The inspiration behind Mallory Vayle and the Curse of Maggoty Skull – a blog by Martin Howard
Last month we were absolutely delighted to have published Mallory Vayle and the Curse of Maggoty Skull– a super funny, super spooky MG for budding horror fans written by author Martin Howard. Today we are very excited to be sharing a blog from Martin, himself, about his inspiration behind Mallory, Maggoty and wigs!
Over the years I’ve written quite a few books but Mallory Vayle and the Curse of Maggoty Skull feels like the first: Day One of my writing career. I’ve never been so excited to see a book land.
It’s the tale of a young girl who discovers she has the dark and mysterious power of necromancy. With the help of a very talkative skull — Maggoty — Mallory must learn how to use her strange magic to save the ghosts of her parents. First, second, third and most importantly it is — I hope — a simple blast of deliciously spooky funny. The kind of story I would have pounced on as a kid. As a writer, I bury the issues deep. They’re there if you want to look for them but other writers cover the meaningful topics of the day much better than I ever could and with much greater understanding.
It’s also about wigs.
I mean, come on: wigs. They’re the funnest thing ever and kids these days don’t read enough about them. Wigs, right?
I do love wigs but my inspirations for this book stretch right back into the mists of time.
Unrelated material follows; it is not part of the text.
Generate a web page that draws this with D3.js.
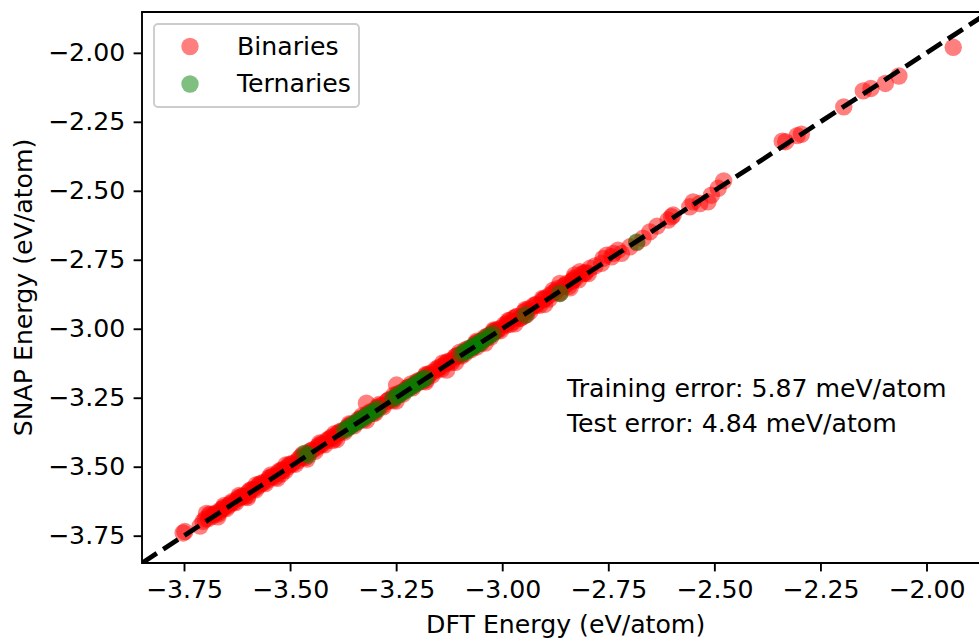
<!DOCTYPE html>
<html>
<head>
<meta charset="utf-8">
<script src="https://cdn.jsdelivr.net/npm/d3@7"></script>
<style>
  html, body { margin: 0; padding: 0; background: #fff; }
  svg { display: block; }
  text { font-family: "DejaVu Sans", sans-serif; fill: #000; }
</style>
</head>
<body>
<svg id="chart" width="979" height="638"></svg>
<script>
// ---- data ----
const tickValues = [-3.75, -3.50, -3.25, -3.00, -2.75, -2.50, -2.25, -2.00];
const seriesNames = ["Binaries", "Ternaries"];

const binariesDFT = [
  -1.937, -2.065, -2.097, -2.131, -2.149, -2.195, -2.295, -2.305, -2.332, -2.340,
  -2.478, -2.491, -2.507, -2.515, -2.534, -2.550, -2.558, -2.597, -2.601, -2.609,
  -2.635, -2.652, -2.668, -2.683, -2.699, -2.719, -2.727, -2.738, -2.742, -2.754,
  -2.762, -2.766, -2.781, -2.793, -2.805, -2.817, -2.829, -2.835, -2.848, -2.864,
  -2.864, -2.880, -2.888, -2.903, -2.919, -2.935, -2.943, -2.950, -2.958, -2.966,
  -2.974, -2.982, -2.990, -3.005, -3.012, -3.021, -3.029, -3.040, -3.050, -3.060,
  -3.062, -3.075, -3.088, -3.098, -3.110, -3.120, -3.131, -3.131, -3.142, -3.153,
  -3.165, -3.175, -3.180, -3.186, -3.198, -3.210, -3.222, -3.235, -3.249, -3.247,
  -3.258, -3.270, -3.282, -3.295, -3.300, -3.306, -3.320, -3.318, -3.330, -3.342,
  -3.355, -3.366, -3.378, -3.390, -3.400, -3.402, -3.413, -3.425, -3.436, -3.447,
  -3.458, -3.470, -3.482, -3.494, -3.505, -3.517, -3.520, -3.528, -3.540, -3.552,
  -3.563, -3.575, -3.586, -3.598, -3.600, -3.610, -3.621, -3.632, -3.644, -3.655,
  -3.667, -3.678, -3.689, -3.697, -3.712, -3.748, -3.752,
  -3.705, -3.700, -3.693, -3.684, -3.676, -3.670, -3.662, -3.657, -3.650, -3.641,
  -3.636, -3.628, -3.620, -3.614, -3.606, -3.595, -3.590, -3.581, -3.572, -3.566,
  -3.558, -3.549, -3.543, -3.534, -3.525, -3.519, -3.511, -3.502, -3.496, -3.487,
  -3.478, -3.473, -3.464, -3.455, -3.449, -3.441, -3.432, -3.426, -3.418, -3.409,
  -3.403, -3.395, -3.386, -3.380, -3.372, -3.363, -3.357, -3.349, -3.340, -3.334,
  -3.326, -3.317, -3.311, -3.303, -3.294, -3.288, -3.280, -3.271, -3.265, -3.257,
  -3.248, -3.242, -3.234, -3.225, -3.219, -3.211, -3.202, -3.196, -3.188, -3.179,
  -3.173, -3.165, -3.156, -3.150, -3.142, -3.133, -3.127, -3.119, -3.110, -3.104,
  -3.096, -3.087, -3.081, -3.073, -3.064, -3.058, -3.050, -3.041, -3.035, -3.027,
  -3.018, -3.012, -3.004, -2.995, -2.989, -2.981, -2.972, -2.966, -2.958, -2.949,
  -2.943, -2.935, -2.926, -2.920, -2.912, -2.903, -2.897, -2.889, -2.880, -2.874,
  -2.866, -2.857, -2.851, -2.843, -2.834, -2.828, -2.820, -2.811, -2.805, -2.797,
  -3.690, -3.655, -3.620, -3.580, -3.545, -3.510, -3.470, -3.430, -3.395, -3.360,
  -3.330, -3.290, -3.255, -3.215, -3.180, -3.140, -3.100, -3.060, -3.020, -2.985,
  -2.945, -2.905, -2.870, -2.830,
  -3.670, -3.600, -3.530, -3.460, -3.390, -3.320, -3.250, -3.180, -3.110, -3.040,
  -2.970, -2.900, -2.840
];
const binariesSNAP = [
  -1.980, -2.084, -2.111, -2.129, -2.138, -2.196, -2.295, -2.300, -2.322, -2.320,
  -2.464, -2.491, -2.516, -2.540, -2.546, -2.540, -2.558, -2.588, -2.594, -2.606,
  -2.628, -2.649, -2.672, -2.688, -2.703, -2.727, -2.715, -2.727, -2.739, -2.733,
  -2.745, -2.763, -2.772, -2.781, -2.799, -2.793, -2.805, -2.828, -2.836, -2.836,
  -2.872, -2.860, -2.878, -2.896, -2.914, -2.926, -2.950, -2.955, -2.962, -2.955,
  -2.975, -2.970, -2.987, -2.999, -3.008, -3.011, -3.023, -3.036, -3.044, -3.066,
  -3.058, -3.070, -3.090, -3.095, -3.102, -3.116, -3.125, -3.150, -3.136, -3.150,
  -3.158, -3.172, -3.186, -3.180, -3.194, -3.206, -3.215, -3.228, -3.204, -3.240,
  -3.255, -3.262, -3.278, -3.288, -3.306, -3.300, -3.270, -3.312, -3.325, -3.338,
  -3.348, -3.360, -3.372, -3.384, -3.405, -3.396, -3.405, -3.420, -3.430, -3.440,
  -3.452, -3.466, -3.478, -3.490, -3.500, -3.512, -3.526, -3.522, -3.535, -3.548,
  -3.558, -3.570, -3.582, -3.592, -3.605, -3.606, -3.615, -3.628, -3.640, -3.650,
  -3.664, -3.672, -3.675, -3.669, -3.715, -3.735, -3.740,
  -3.698, -3.690, -3.688, -3.680, -3.668, -3.672, -3.655, -3.648, -3.652, -3.634,
  -3.626, -3.630, -3.611, -3.608, -3.609, -3.586, -3.582, -3.584, -3.563, -3.559,
  -3.561, -3.540, -3.536, -3.538, -3.515, -3.512, -3.514, -3.493, -3.488, -3.491,
  -3.469, -3.462, -3.467, -3.446, -3.440, -3.444, -3.423, -3.416, -3.421, -3.400,
  -3.393, -3.398, -3.377, -3.370, -3.375, -3.354, -3.347, -3.352, -3.330, -3.324,
  -3.329, -3.307, -3.301, -3.306, -3.284, -3.279, -3.283, -3.262, -3.255, -3.260,
  -3.238, -3.233, -3.237, -3.215, -3.210, -3.214, -3.192, -3.187, -3.191, -3.169,
  -3.164, -3.168, -3.146, -3.141, -3.145, -3.123, -3.118, -3.122, -3.100, -3.095,
  -3.099, -3.077, -3.072, -3.076, -3.054, -3.049, -3.053, -3.031, -3.026, -3.030,
  -3.008, -3.003, -3.007, -2.985, -2.980, -2.984, -2.962, -2.957, -2.961, -2.939,
  -2.934, -2.938, -2.916, -2.911, -2.915, -2.893, -2.888, -2.892, -2.870, -2.865,
  -2.869, -2.847, -2.842, -2.846, -2.824, -2.819, -2.823, -2.801, -2.796, -2.800,
  -3.672, -3.640, -3.604, -3.566, -3.530, -3.494, -3.455, -3.414, -3.380, -3.344,
  -3.315, -3.274, -3.240, -3.200, -3.166, -3.124, -3.085, -3.045, -3.004, -2.970,
  -2.930, -2.890, -2.855, -2.815,
  -3.682, -3.612, -3.542, -3.472, -3.402, -3.332, -3.262, -3.192, -3.122, -3.052,
  -2.982, -2.912, -2.852
];

const ternariesDFT = [
  -2.683, -2.864, -2.945, -3.457, -3.465,
  -3.022, -3.030, -3.040, -3.050, -3.053, -3.062, -3.068, -3.072, -3.082, -3.088, -3.096,
  -3.180, -3.186, -3.194, -3.202, -3.210, -3.218, -3.226, -3.234, -3.242, -3.250, -3.258,
  -3.292, -3.300, -3.308, -3.316, -3.324, -3.332, -3.340, -3.348, -3.356, -3.364, -3.372
];
const ternariesSNAP = [
  -2.685, -2.872, -2.950, -3.458, -3.451,
  -3.018, -3.026, -3.036, -3.046, -3.053, -3.058, -3.065, -3.068, -3.079, -3.083, -3.092,
  -3.178, -3.183, -3.190, -3.198, -3.206, -3.214, -3.222, -3.230, -3.238, -3.246, -3.254,
  -3.289, -3.297, -3.305, -3.312, -3.320, -3.328, -3.336, -3.344, -3.352, -3.360, -3.368
];

const annotations = ["Training error: 5.87 meV/atom", "Test error: 4.84 meV/atom"];
const xLabel = "DFT Energy (eV/atom)";
const yLabel = "SNAP Energy (eV/atom)";
const limits = [-3.849, -1.852];

// ---- layout ----
const axLeft = 142, axTop = 12, axBottom = 563, axRight = 989.3;
const fontSize = 25.2;
const svg = d3.select("#chart");

const x = d3.scaleLinear().domain(limits).range([axLeft, axRight]);
const y = d3.scaleLinear().domain(limits).range([axBottom, axTop]);

const fmt = v => d3.format(".2f")(v).replace("-", "\u2212");

svg.append("defs").append("clipPath").attr("id", "clip")
  .append("rect").attr("x", axLeft).attr("y", axTop)
  .attr("width", axRight - axLeft).attr("height", axBottom - axTop);

const plot = svg.append("g").attr("clip-path", "url(#clip)");

const binaries = binariesDFT.map((d, i) => ({ x: d, y: binariesSNAP[i] }));
const ternaries = ternariesDFT.map((d, i) => ({ x: d, y: ternariesSNAP[i] }));

const r = 8.7;
plot.append("g").selectAll("circle").data(binaries).join("circle")
  .attr("cx", d => x(d.x)).attr("cy", d => y(d.y)).attr("r", r)
  .attr("fill", "red").attr("fill-opacity", 0.5);
plot.append("g").selectAll("circle").data(ternaries).join("circle")
  .attr("cx", d => x(d.x)).attr("cy", d => y(d.y)).attr("r", r)
  .attr("fill", "green").attr("fill-opacity", 0.5);

// y = x dashed line
plot.append("line")
  .attr("x1", x(limits[0])).attr("y1", y(limits[0]))
  .attr("x2", x(limits[1])).attr("y2", y(limits[1]))
  .attr("stroke", "#000").attr("stroke-width", 4.8)
  .attr("stroke-dasharray", "17.7,7.6");

// axes
const xAxis = d3.axisBottom(x).tickValues(tickValues).tickFormat(fmt)
  .tickSizeInner(8.4).tickSizeOuter(0).tickPadding(8.4);
const yAxis = d3.axisLeft(y).tickValues(tickValues).tickFormat(fmt)
  .tickSizeInner(8.4).tickSizeOuter(0).tickPadding(8.4);

const gx = svg.append("g").attr("transform", `translate(0,${axBottom})`).call(xAxis);
const gy = svg.append("g").attr("transform", `translate(${axLeft},0)`).call(yAxis);
[gx, gy].forEach(g => {
  g.selectAll("path.domain").remove();
  g.selectAll(".tick line").attr("stroke", "#000").attr("stroke-width", 1.9);
  g.selectAll(".tick text").attr("font-size", fontSize)
    .attr("font-family", "DejaVu Sans").attr("fill", "#000");
});

// spines
const spines = svg.append("g").attr("stroke", "#000").attr("stroke-width", 1.9).attr("fill", "none");
spines.append("line").attr("x1", axLeft).attr("x2", axLeft).attr("y1", axTop - 0.95).attr("y2", axBottom + 0.95);
spines.append("line").attr("x1", axLeft).attr("x2", axRight).attr("y1", axBottom).attr("y2", axBottom);
spines.append("line").attr("x1", axLeft).attr("x2", axRight).attr("y1", axTop).attr("y2", axTop);
spines.append("line").attr("x1", axRight).attr("x2", axRight).attr("y1", axTop).attr("y2", axBottom);

// axis labels
svg.append("text").attr("x", (axLeft + axRight) / 2).attr("y", 633)
  .attr("text-anchor", "middle").attr("font-size", fontSize).text(xLabel);
svg.append("text").attr("transform", `translate(32,${(axTop + axBottom) / 2}) rotate(-90)`)
  .attr("text-anchor", "middle").attr("font-size", fontSize).text(yLabel);

// annotations
annotations.forEach((t, i) => {
  svg.append("text").attr("x", 567).attr("y", 397 + i * 35)
    .attr("font-size", fontSize).text(t);
});

// legend
const legend = svg.append("g");
legend.append("rect").attr("x", 154).attr("y", 24).attr("width", 205).attr("height", 83)
  .attr("rx", 4).attr("fill", "#fff").attr("fill-opacity", 0.8)
  .attr("stroke", "#cccccc").attr("stroke-width", 1.9);
const legendColors = ["red", "green"];
seriesNames.forEach((name, i) => {
  legend.append("circle").attr("cx", 190).attr("cy", 46.5 + i * 37.5).attr("r", r)
    .attr("fill", legendColors[i]).attr("fill-opacity", 0.5);
  legend.append("text").attr("x", 237).attr("y", 54.5 + i * 37.5)
    .attr("font-size", fontSize).text(name);
});
</script>
</body>
</html>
Really want to know? OK, then I’ll do something that I rarely do in public and bare a little soul. The deeply buried issue in Mallory Vayle revolves around self-acceptance — understanding there is no such thing as “normal” — and that is something that resonates strongly for me. I was bullied as a child, which was rubbish, but it had some unexpectedly positive knock-on effects. First came books: the greatest route from reality ever devised by humans. I devoured them. We lived not far from the greatest second-hand bookshop in the world (it was the same bookshop Terry Pratchett used as inspiration for the library of the Discworld’s Unseen University) and I spent every Saturday morning there, usually coming away with highly inappropriate reading material. By age ten I was hooked on proper grisly horror. My parents rolled their eyes and let me read whatever I wanted.
As well as books there was the funny. When we were sweet, apple-cheeked children my mum and dad used to let me and my sister stay up late on a Thursday night to watch Monty Python’s Flying Circus. Wow. What a way to mess with your child’s developing mind. “No one expects the Spanish Inquisition!” And then — mwah-ha-ha-ha-HA — a few years later I discovered horror movies, too. Back in the day, Channel 4 used to play all-night back-to-back horror marathons on a Saturday night. My parents had no idea I was up long after they’d gone to bed watching slick-haired vampires stumbling through cardboard graveyards; severed limbs crawling out the freezer; sixties state-of-the-art werewolf transformations.
Those were my things: books, horror, funny. As I got older I became a goth for a bit but I never really got the glum, brooding thing because there was also Douglas Adams and Sir Terry and Blackadder and … you get the idea. Not a very good goth.
So, that’s where it comes from — a well-spent childhood of escapism. But why Mallory and Maggoty? I wish I could tell you. I was just sitting in the garden one day when a green-eyed skull turned up in my imagination, announced his name — Maggoty — and hasn’t stopped talking since. He really is quite annoying. Wigs wigs wigs. Sheesh. I was writing other stuff at the time but the gobby little toad just would not shut up, and so I made a friend for him — Mallory — and the rest is, well, Mallory Vayle and the Curse of Maggoty Skull. Both of them are me, really. Mallory is the unsure kid who likes books and would like to feel “normal”. Maggoty is the idiotic, outrageous, please-just-shut-up-now part of me that comes out for friends and family.
It feels like Book One of my writing journey because — more than anything else I’ve ever written — it contains everything I love: magic, funny, horror. There are other talking skulls out there, I know. Other spooky castles. Other lightning-filled midnight skies and cackling villains. But the thing I learned from watching all those black-and-white movies is that it doesn’t matter if you use the same props or the same sets so long as you do something different with them. Mallory Vayle and the Curse of Maggoty Skull is — I hope — a little bit different. That’s what I was aiming for.